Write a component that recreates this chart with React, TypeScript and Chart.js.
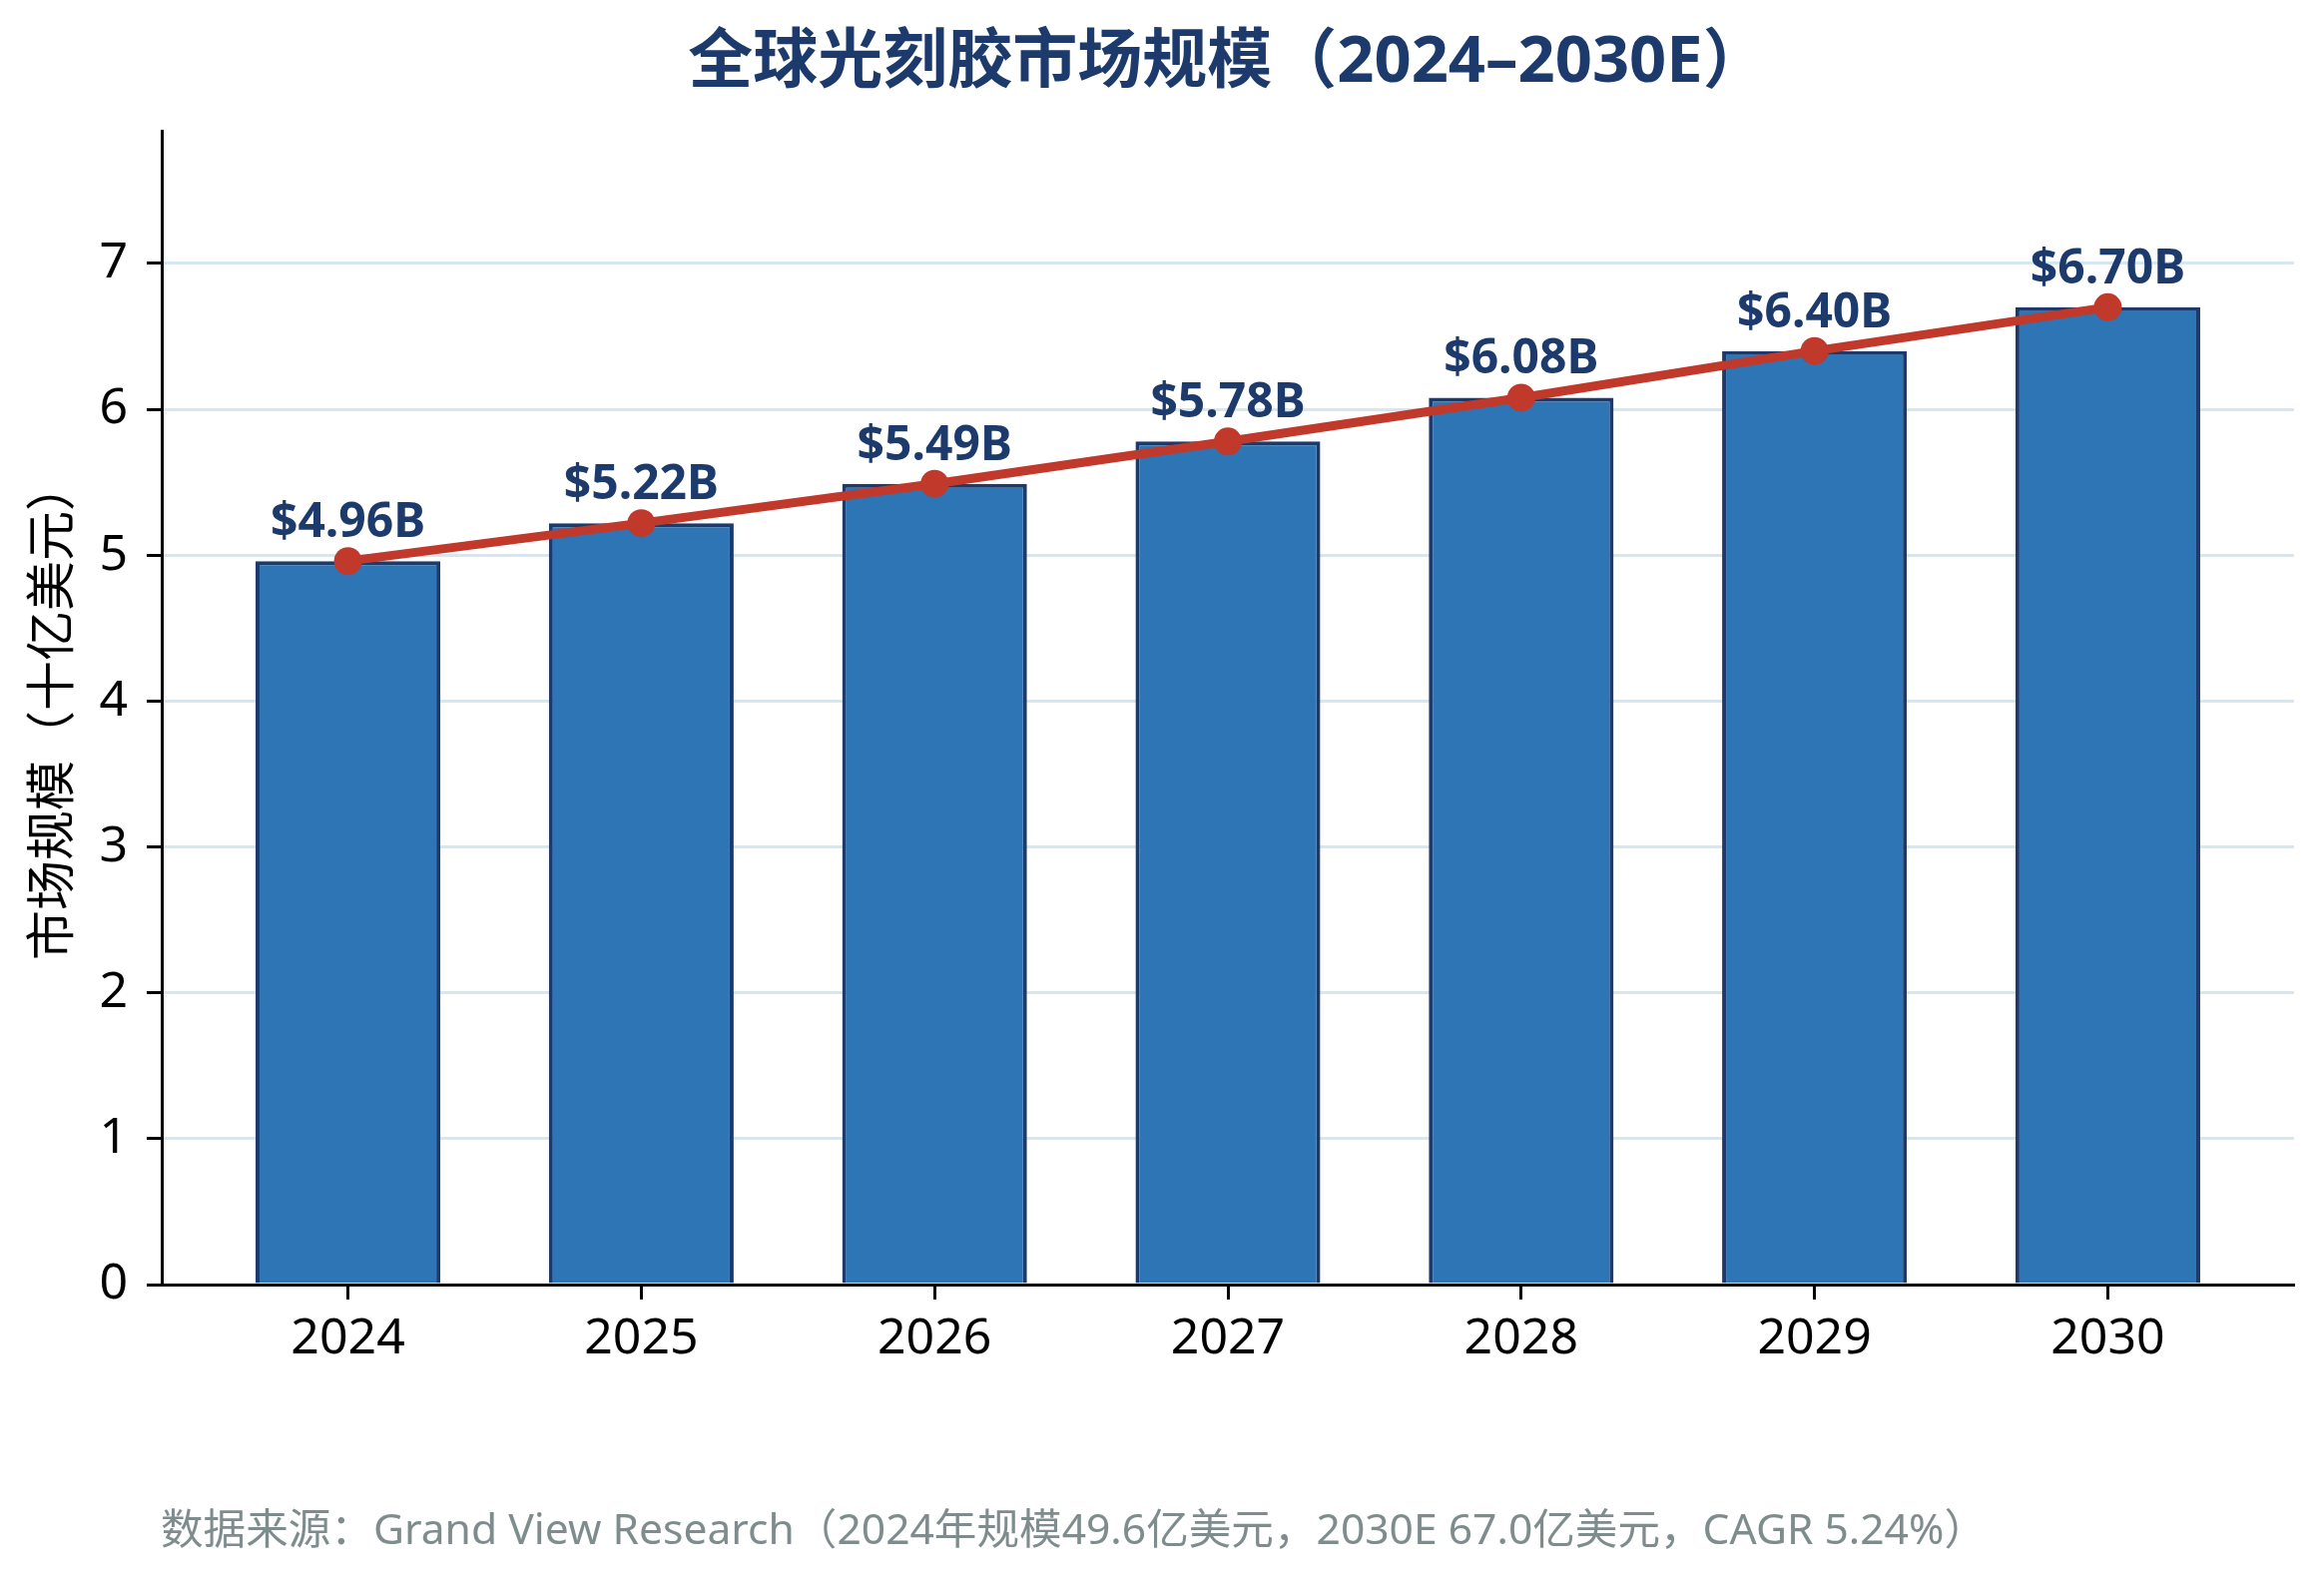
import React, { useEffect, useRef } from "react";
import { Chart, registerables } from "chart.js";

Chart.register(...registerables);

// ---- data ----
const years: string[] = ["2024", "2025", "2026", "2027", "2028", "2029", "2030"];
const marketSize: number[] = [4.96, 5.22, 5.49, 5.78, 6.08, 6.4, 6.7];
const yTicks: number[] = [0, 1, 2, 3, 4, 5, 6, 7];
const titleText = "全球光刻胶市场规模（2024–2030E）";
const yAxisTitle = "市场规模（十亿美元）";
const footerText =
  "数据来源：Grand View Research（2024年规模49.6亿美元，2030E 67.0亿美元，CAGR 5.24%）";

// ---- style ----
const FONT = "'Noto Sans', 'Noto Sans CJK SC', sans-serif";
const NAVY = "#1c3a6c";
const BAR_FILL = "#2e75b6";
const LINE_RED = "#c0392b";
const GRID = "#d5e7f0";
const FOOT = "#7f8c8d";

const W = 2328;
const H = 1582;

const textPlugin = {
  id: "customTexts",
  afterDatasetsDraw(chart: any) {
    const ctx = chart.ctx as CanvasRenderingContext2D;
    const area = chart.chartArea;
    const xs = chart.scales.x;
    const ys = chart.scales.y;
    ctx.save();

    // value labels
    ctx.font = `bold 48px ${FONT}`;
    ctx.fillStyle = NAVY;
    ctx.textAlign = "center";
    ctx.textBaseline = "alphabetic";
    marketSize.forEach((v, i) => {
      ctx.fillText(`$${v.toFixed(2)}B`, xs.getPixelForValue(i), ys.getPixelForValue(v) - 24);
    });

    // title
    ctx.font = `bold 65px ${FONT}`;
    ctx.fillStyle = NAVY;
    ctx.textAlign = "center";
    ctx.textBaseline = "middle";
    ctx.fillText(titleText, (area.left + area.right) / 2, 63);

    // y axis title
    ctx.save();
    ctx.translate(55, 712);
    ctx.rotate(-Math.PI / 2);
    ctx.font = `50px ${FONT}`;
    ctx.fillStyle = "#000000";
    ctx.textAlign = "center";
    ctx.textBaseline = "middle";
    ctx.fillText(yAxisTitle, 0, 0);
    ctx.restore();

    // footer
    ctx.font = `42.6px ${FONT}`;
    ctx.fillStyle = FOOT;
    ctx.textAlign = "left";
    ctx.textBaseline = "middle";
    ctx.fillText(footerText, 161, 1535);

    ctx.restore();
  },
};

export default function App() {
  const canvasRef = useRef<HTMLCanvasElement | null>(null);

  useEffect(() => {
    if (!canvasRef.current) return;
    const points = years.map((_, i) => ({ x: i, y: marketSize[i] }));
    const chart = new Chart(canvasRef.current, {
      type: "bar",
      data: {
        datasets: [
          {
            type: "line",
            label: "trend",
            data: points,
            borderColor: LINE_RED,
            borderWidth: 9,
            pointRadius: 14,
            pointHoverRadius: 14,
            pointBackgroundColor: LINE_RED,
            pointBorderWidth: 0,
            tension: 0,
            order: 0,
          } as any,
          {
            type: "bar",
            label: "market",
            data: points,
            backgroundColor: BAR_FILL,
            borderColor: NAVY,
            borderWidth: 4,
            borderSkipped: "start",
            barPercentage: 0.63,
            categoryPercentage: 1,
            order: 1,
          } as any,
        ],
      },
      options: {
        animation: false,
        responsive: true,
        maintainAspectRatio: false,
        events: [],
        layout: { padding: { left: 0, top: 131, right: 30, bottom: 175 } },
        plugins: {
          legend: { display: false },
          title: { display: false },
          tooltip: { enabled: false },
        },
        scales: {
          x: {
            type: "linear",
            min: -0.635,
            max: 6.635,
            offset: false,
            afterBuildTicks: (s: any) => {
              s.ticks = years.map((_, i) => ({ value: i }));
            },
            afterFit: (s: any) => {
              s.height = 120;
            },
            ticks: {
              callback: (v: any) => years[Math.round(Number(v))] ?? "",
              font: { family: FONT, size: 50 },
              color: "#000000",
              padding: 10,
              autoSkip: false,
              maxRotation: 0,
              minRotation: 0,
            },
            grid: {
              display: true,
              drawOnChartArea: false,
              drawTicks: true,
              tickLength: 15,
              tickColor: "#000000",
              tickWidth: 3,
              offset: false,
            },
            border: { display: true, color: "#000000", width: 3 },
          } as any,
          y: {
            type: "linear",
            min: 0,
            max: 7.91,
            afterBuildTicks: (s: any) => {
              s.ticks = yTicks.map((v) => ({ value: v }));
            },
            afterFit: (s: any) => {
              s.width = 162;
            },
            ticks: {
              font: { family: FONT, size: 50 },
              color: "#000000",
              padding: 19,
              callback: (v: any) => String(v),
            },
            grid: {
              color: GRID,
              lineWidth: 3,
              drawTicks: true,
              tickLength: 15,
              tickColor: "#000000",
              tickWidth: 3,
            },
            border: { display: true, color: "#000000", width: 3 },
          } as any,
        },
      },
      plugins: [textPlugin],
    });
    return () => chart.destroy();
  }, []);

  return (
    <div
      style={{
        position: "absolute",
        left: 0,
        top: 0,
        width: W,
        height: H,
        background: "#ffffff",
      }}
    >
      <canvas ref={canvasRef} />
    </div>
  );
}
* * *
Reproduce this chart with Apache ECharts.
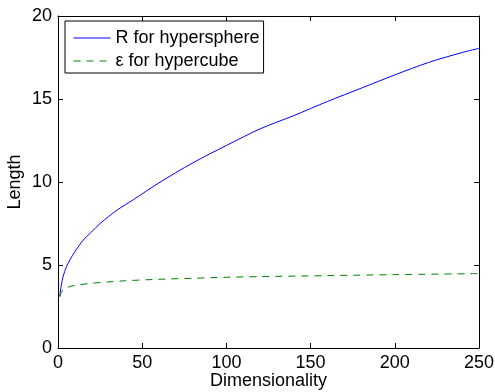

## What you need to do
Take the material above and output only the lines from the one that contains "Write a component" through the one that contains "const H = 1582;", ends included and images left out.

## Full answer
Write a component that recreates this chart with React, TypeScript and Chart.js.
import React, { useEffect, useRef } from "react";
import { Chart, registerables } from "chart.js";

Chart.register(...registerables);

// ---- data ----
const years: string[] = ["2024", "2025", "2026", "2027", "2028", "2029", "2030"];
const marketSize: number[] = [4.96, 5.22, 5.49, 5.78, 6.08, 6.4, 6.7];
const yTicks: number[] = [0, 1, 2, 3, 4, 5, 6, 7];
const titleText = "全球光刻胶市场规模（2024–2030E）";
const yAxisTitle = "市场规模（十亿美元）";
const footerText =
  "数据来源：Grand View Research（2024年规模49.6亿美元，2030E 67.0亿美元，CAGR 5.24%）";

// ---- style ----
const FONT = "'Noto Sans', 'Noto Sans CJK SC', sans-serif";
const NAVY = "#1c3a6c";
const BAR_FILL = "#2e75b6";
const LINE_RED = "#c0392b";
const GRID = "#d5e7f0";
const FOOT = "#7f8c8d";

const W = 2328;
const H = 1582;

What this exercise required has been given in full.